- [Supplied information]:
···
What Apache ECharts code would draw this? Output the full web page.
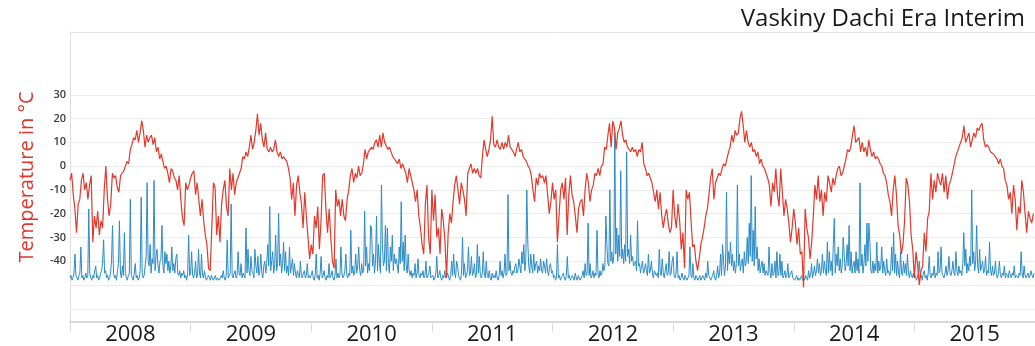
<!DOCTYPE html>
<html>
<head>
<meta charset="utf-8">
<script src="https://cdn.jsdelivr.net/npm/echarts@6/dist/echarts.min.js"></script>
<style>
  html, body { margin: 0; padding: 0; background: #fff; }
  #chart { width: 1035px; height: 346px; }
</style>
</head>
<body>
<div id="chart"></div>
<script>
// Year labels on the time axis
const YEARS = ['2008', '2009', '2010', '2011', '2012', '2013', '2014', '2015'];
const FIRST_YEAR = 2008;

// Temperature axis: labelled values and grid line values (°C)
const Y_LABELS = [-40, -30, -20, -10, 0, 10, 20, 30];
const Y_GRID = [-60, -50, -40, -30, -20, -10, 0, 10, 20, 30];
const Y_MIN = -65.57;
const Y_MAX = 56.41;

// Air temperature (°C), evenly spaced through each year
const TEMP_2008 = [-6,-3,-12,-18,-28,-16,-14,-6,-3,-10,-7,-14,-8,-4,-32,-21,-26,-19,-29,-23,-26,-10,0,-14,-21,-16,-3,-5,-4,-9,-11,-4,-3,-2,0,2,1,7,9,12,11,15,10,14,19,15,8,13,10,12,13,9,12,6,8,3,5,2,-1,0,-3,-7,-1,-2,-5,-6,-10,-4,-14,-22,-25,-7,-10,-8];
const TEMP_2009 = [-5,-3,-2,-12,-7,-14,-21,-14,-23,-29,-33,-43,-44,-26,-7,-9,-29,-21,-32,-16,-10,-6,-17,-21,-1,-10,-3,-12,-7,-5,-3,-1,4,3,6,4,8,13,7,10,15,22,13,18,11,8,14,7,6,8,6,7,11,6,4,6,3,4,4,2,-1,-5,-14,-7,-21,-8,-4,-11,-16,-26,-11,-21,-30,-39];
const TEMP_2010 = [-33,-37,-21,-26,-17,-35,-23,-4,-3,-18,-28,-18,-30,-40,-43,-10,-17,-14,-21,-14,-21,-23,-14,-10,-4,-1,-7,-3,-5,0,-4,-3,1,7,3,6,6,8,7,10,11,8,13,8,14,10,10,7,8,6,4,3,2,1,3,-1,1,-1,-3,-7,-1,-4,-7,-10,-15,-10,-21,-26,-33,-37,-16,-8,-30,-37];
const TEMP_2011 = [-10,-23,-12,-30,-26,-37,-18,-23,-31,-47,-28,-20,-24,-15,-8,-4,-10,-16,-7,-10,-14,-21,-3,-1,1,-3,-1,-3,-1,-4,-5,4,11,7,4,7,11,21,9,8,11,8,7,10,7,10,8,13,8,7,6,4,7,10,6,7,4,3,2,0,-1,-4,-10,-15,-5,-8,-3,-5,-4,-7,-4,-12,-20,-15];
const TEMP_2012 = [-7,-14,-10,-32,-21,-10,-7,-14,-5,-29,-12,-4,-12,-15,-21,-28,-18,-15,-14,-21,-10,-3,-7,-15,-10,-8,-3,-4,-1,-4,0,1,8,7,13,18,8,19,16,7,14,16,19,13,10,11,8,7,6,8,6,7,4,7,6,10,1,-1,-4,-3,-5,-7,-11,-15,-10,-18,-11,-21,-26,-21,-18,-24,-28,-26];
const TEMP_2013 = [-10,-21,-26,-16,-23,-35,-28,-43,-10,-14,-11,-23,-34,-33,-40,-44,-39,-33,-30,-26,-21,-18,-12,-5,-1,-14,-7,-5,-3,-4,-1,1,0,3,6,8,13,10,15,13,14,20,23,17,10,15,10,8,10,6,7,4,6,1,3,0,-1,-3,-5,-8,-17,-7,-11,-1,-12,-17,-1,-11,-21,-14,-18,-24,-32,-26];
const TEMP_2014 = [-18,-24,-33,-26,-37,-36,-51,-18,-26,-30,-39,-32,-21,-8,-14,-4,-15,-10,-21,-11,-15,-4,-7,-11,-5,-8,-4,-1,0,-4,-3,0,3,7,6,8,13,17,10,11,12,6,10,6,8,4,11,7,4,6,3,4,3,1,0,-3,-4,-7,-12,-15,-21,-10,-4,-12,-25,-29,-37,-33,-23,-5,-8,-15,-29,-35];
const TEMP_2015 = [-47,-36,-42,-50,-44,-42,-28,-36,-22,-19,-3,-14,-6,-11,-3,-6,-8,-3,-11,-4,-14,-8,-6,-3,-3,4,6,8,10,12,17,10,12,14,8,11,14,12,16,15,17,18,11,8,9,8,6,6,5,4,3,1,3,0,-1,-6,-8,-14,-11,-20,-8,-14,-27,-17,-20,-6,-11,-20,-28,-19,-22,-24,-20];

// Second record, drawn on the same scale, evenly spaced through each year
const PREC_2008 = [-47,-46,-48,-47,-45,-37,-46,-47,-48,-46,-45,-34,-47,-46,-48,-47,-45,-47,-46,-18,-45,-47,-48,-46,-47,-44,-42,-47,-46,-48,-47,-45,-44,-40,-31,-45,-44,-47,-46,-48,-47,-45,-40,-25,-45,-47,-46,-48,-44,-41,-23,-45,-47,-42,-46,-28,-45,-47,-48,-46,-45,-14,-46,-47,-48,-45,-41,-47,-46,-48,-47,-44,-13,-45,-47,-46,-42,-38,-7,-40,-42,-33,-45,-39,-41,-6,-44,-38,-35,-42,-45,-40,-39,-25,-42,-45,-36,-41,-37,-44,-40,-45,-42,-34,-44,-41,-45,-39,-37,-45,-46,-44,-47,-45,-46,-44,-47,-46,-48,-45,-29,-46];
const PREC_2009 = [-45,-36,-46,-47,-45,-40,-47,-46,-35,-45,-47,-37,-46,-47,-44,-47,-48,-47,-46,-47,-48,-46,-47,-48,-47,-46,-48,-47,-47,-48,-47,-46,-47,-44,-47,-48,-46,-31,-47,-46,-45,-16,-46,-47,-45,-44,-47,-46,-36,-45,-46,-41,-47,-45,-46,-47,-26,-45,-35,-44,-46,-38,-44,-45,-47,-35,-42,-45,-38,-46,-44,-37,-45,-47,-42,-40,-45,-41,-33,-42,-17,-44,-40,-36,-45,-42,-29,-44,-41,-20,-42,-37,-45,-41,-32,-44,-36,-45,-42,-46,-34,-45,-42,-39,-46,-41,-45,-47,-44,-46,-47,-40,-46,-47,-45,-44,-47,-46,-41,-47,-46,-47];
const PREC_2010 = [-46,-44,-47,-48,-46,-37,-47,-46,-48,-45,-38,-47,-46,-44,-47,-48,-46,-47,-41,-47,-46,-44,-47,-48,-46,-39,-47,-45,-47,-46,-34,-45,-47,-46,-44,-37,-46,-47,-45,-46,-27,-45,-42,-46,-44,-37,-45,-42,-34,-44,-46,-41,-45,-44,-19,-42,-34,-45,-41,-44,-25,-26,-42,-37,-45,-40,-21,-44,-33,-41,-45,-8,-33,-42,-40,-25,-44,-26,-41,-45,-34,-40,-29,-44,-37,-41,-39,-42,-45,-34,-41,-15,-40,-32,-44,-29,-42,-45,-37,-44,-46,-44,-47,-45,-46,-41,-47,-45,-39,-46,-47,-45,-46,-44,-47,-46,-40,-47,-46,-45,-42,-47];
const PREC_2011 = [-47,-46,-48,-47,-45,-38,-47,-46,-44,-47,-48,-46,-47,-44,-47,-46,-45,-47,-48,-46,-40,-46,-37,-45,-47,-40,-42,-46,-47,-48,-45,-30,-46,-41,-47,-46,-44,-34,-46,-45,-38,-46,-45,-41,-47,-46,-33,-45,-38,-46,-47,-45,-36,-46,-47,-40,-46,-47,-44,-47,-48,-45,-47,-46,-47,-44,-47,-48,-46,-40,-46,-44,-47,-45,-37,-46,-45,-12,-44,-40,-45,-46,-44,-45,-42,-41,-45,-44,-39,-42,-45,-36,-41,-33,-44,-40,-10,-32,-42,-45,-37,-42,-45,-37,-44,-41,-40,-45,-42,-44,-39,-44,-45,-40,-42,-45,-39,-44,-46,-42,-41,-45];
const PREC_2012 = [-44,-47,-46,-48,-47,-33,-47,-46,-48,-47,-46,-45,-47,-48,-46,-38,-47,-46,-48,-47,-46,-47,-48,-45,-47,-48,-46,-47,-48,-47,-46,-44,-47,-41,-46,-45,-24,-46,-41,-47,-46,-44,-47,-45,-46,-27,-45,-47,-44,-46,-45,-41,-44,-42,-21,-33,-41,-42,-10,-40,-36,-41,-38,14,-37,-26,-40,-29,-38,-2,-39,-35,-41,-33,-40,6,-38,-35,-41,-29,-40,-38,-42,-41,-40,-44,-23,-42,-41,-45,-42,-40,-45,-44,-41,-44,-46,-37,-45,-44,-40,-45,-47,-44,-44,-46,-45,-47,-35,-45,-46,-39,-45,-47,-44,-41,-46,-45,-36,-46,-45,-40];
const PREC_2013 = [-38,-46,-47,-45,-36,-47,-46,-48,-47,-45,-47,-48,-46,-47,-48,-47,-46,-34,-46,-47,-41,-47,-48,-46,-47,-48,-47,-46,-48,-47,-46,-47,-48,-45,-47,-40,-46,-47,-48,-47,-46,-44,-47,-48,-46,-42,-47,-45,-37,-46,-33,-40,-46,-42,-11,-44,-36,-41,-32,-42,-37,-44,-40,-45,-41,-8,-42,-37,-44,-41,-39,-45,-36,-42,-40,-30,-41,-24,-38,-4,-40,-27,-42,-17,-39,-34,-44,-39,-45,-42,-40,-45,-41,-46,-44,-44,-46,-34,-45,-47,-41,-46,-45,-40,-47,-36,-46,-45,-37,-46,-40,-47,-46,-44,-47,-46,-41,-47,-46,-45,-44,-47];
const PREC_2014 = [-47,-48,-47,-46,-48,-47,-48,-47,-46,-48,-47,-48,-46,-47,-48,-44,-47,-46,-41,-47,-45,-42,-46,-44,-39,-45,-41,-46,-44,-37,-45,-40,-44,-46,-32,-45,-36,-44,-40,-46,-33,-22,-45,-37,-42,-34,-44,-39,-45,-42,-30,-37,-44,-41,-33,-42,-25,-44,-36,-45,-42,-40,-45,-36,-44,-39,-45,-7,-42,-37,-45,-41,-33,-42,-24,-40,-24,-32,-44,-45,-40,-45,-41,-44,-32,-45,-40,-44,-42,-34,-45,-40,-44,-46,-39,-45,-44,-46,-45,-34,-44,-28,-45,-37,-46,-40,-45,-47,-36,-45,-46,-40,-45,-41,-46,-37,-45,-47,-44,-46,-47,-45];
const PREC_2015 = [-47,-46,-48,-47,-45,-40,-47,-46,-48,-45,-44,-47,-46,-48,-45,-38,-46,-47,-45,-46,-42,-47,-45,-46,-36,-45,-44,-34,-45,-46,-47,-45,-42,-46,-44,-38,-45,-46,-44,-40,-45,-46,-36,-44,-46,-42,-45,-44,-46,-41,-28,-42,-35,-45,-41,-44,-38,-42,-10,-41,-36,-44,-40,-25,-42,-45,-35,-44,-42,-40,-45,-44,-38,-46,-44,-45,-32,-44,-46,-42,-46,-45,-40,-46,-47,-45,-40,-46,-47,-45,-46,-42,-47,-45,-46,-47,-44,-46,-47,-45,-46,-42,-47,-46,-46,-47,-45,-46,-36,-45,-47,-42,-46,-47,-46,-45,-47,-46,-44,-46,-47,-45];

const TEMP_YEARS = [TEMP_2008, TEMP_2009, TEMP_2010, TEMP_2011, TEMP_2012, TEMP_2013, TEMP_2014, TEMP_2015];
const PREC_YEARS = [PREC_2008, PREC_2009, PREC_2010, PREC_2011, PREC_2012, PREC_2013, PREC_2014, PREC_2015];

// Place each year's samples at fractional-year positions
function toSeries(years) {
  const out = [];
  years.forEach((vals, k) => {
    vals.forEach((v, i) => out.push([FIRST_YEAR + k + i / vals.length, v]));
  });
  return out;
}

const chart = echarts.init(document.getElementById('chart'), null, { renderer: 'canvas' });

chart.setOption({
  animation: false,
  backgroundColor: '#ffffff',
  title: {
    text: 'Vaskiny Dachi Era Interim',
    right: 10,
    top: 7,
    padding: 0,
    textStyle: { fontFamily: 'Open Sans', fontSize: 24, fontWeight: 'normal', color: '#1a1a1a' }
  },
  grid: { left: 70, right: 0, top: 32, bottom: 23 },
  xAxis: [
    {
      type: 'value', min: FIRST_YEAR, max: FIRST_YEAR + YEARS.length, show: false
    },
    {
      type: 'category', data: YEARS, position: 'bottom', boundaryGap: true,
      axisLine: { show: true, lineStyle: { color: '#d8d8d8', width: 2 } },
      axisTick: { show: true, length: 10, lineStyle: { color: '#dcdcdc', width: 1 } },
      axisLabel: { fontFamily: 'Open Sans', fontSize: 22, color: '#1a1a1a', margin: 2 },
      splitLine: { show: false }
    },
    {
      type: 'value', position: 'top', min: 0, max: 1,
      axisLine: { show: true, lineStyle: { color: '#e4e4e4', width: 1 } },
      axisTick: { show: false }, axisLabel: { show: false }, splitLine: { show: false }
    }
  ],
  yAxis: {
    type: 'value', min: Y_MIN, max: Y_MAX,
    name: 'Temperature in °C', nameLocation: 'middle', nameGap: 33, nameRotate: 90,
    nameTextStyle: { fontFamily: 'Open Sans', fontSize: 20, color: '#e2332b' },
    axisLine: { show: true, lineStyle: { color: '#dedede', width: 1 } },
    axisTick: { show: false, customValues: Y_GRID },
    axisLabel: {
      customValues: Y_LABELS, margin: 4,
      fontFamily: 'Open Sans', fontSize: 11, fontWeight: 600, color: '#3a3a3a'
    },
    splitLine: { show: true, lineStyle: { color: '#ececec', width: 1 } }
  },
  series: [
    {
      name: 'precipitation', type: 'line', xAxisIndex: 0,
      data: toSeries(PREC_YEARS), showSymbol: false, silent: true,
      lineStyle: { color: '#2b8bc6', width: 1 }
    },
    {
      name: 'temperature', type: 'line', xAxisIndex: 0,
      data: toSeries(TEMP_YEARS), showSymbol: false, silent: true,
      lineStyle: { color: '#e3392c', width: 1.2 }
    }
  ]
});
</script>
</body>
</html>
···
Emit the lines of the material exactly, from its first line to the line containing "const FIRST_YEAR = 2008;", inclusive; leave every picture out.

- [Completed exercise]:
What Apache ECharts code would draw this? Output the full web page.
<!DOCTYPE html>
<html>
<head>
<meta charset="utf-8">
<script src="https://cdn.jsdelivr.net/npm/echarts@6/dist/echarts.min.js"></script>
<style>
  html, body { margin: 0; padding: 0; background: #fff; }
  #chart { width: 1035px; height: 346px; }
</style>
</head>
<body>
<div id="chart"></div>
<script>
// Year labels on the time axis
const YEARS = ['2008', '2009', '2010', '2011', '2012', '2013', '2014', '2015'];
const FIRST_YEAR = 2008;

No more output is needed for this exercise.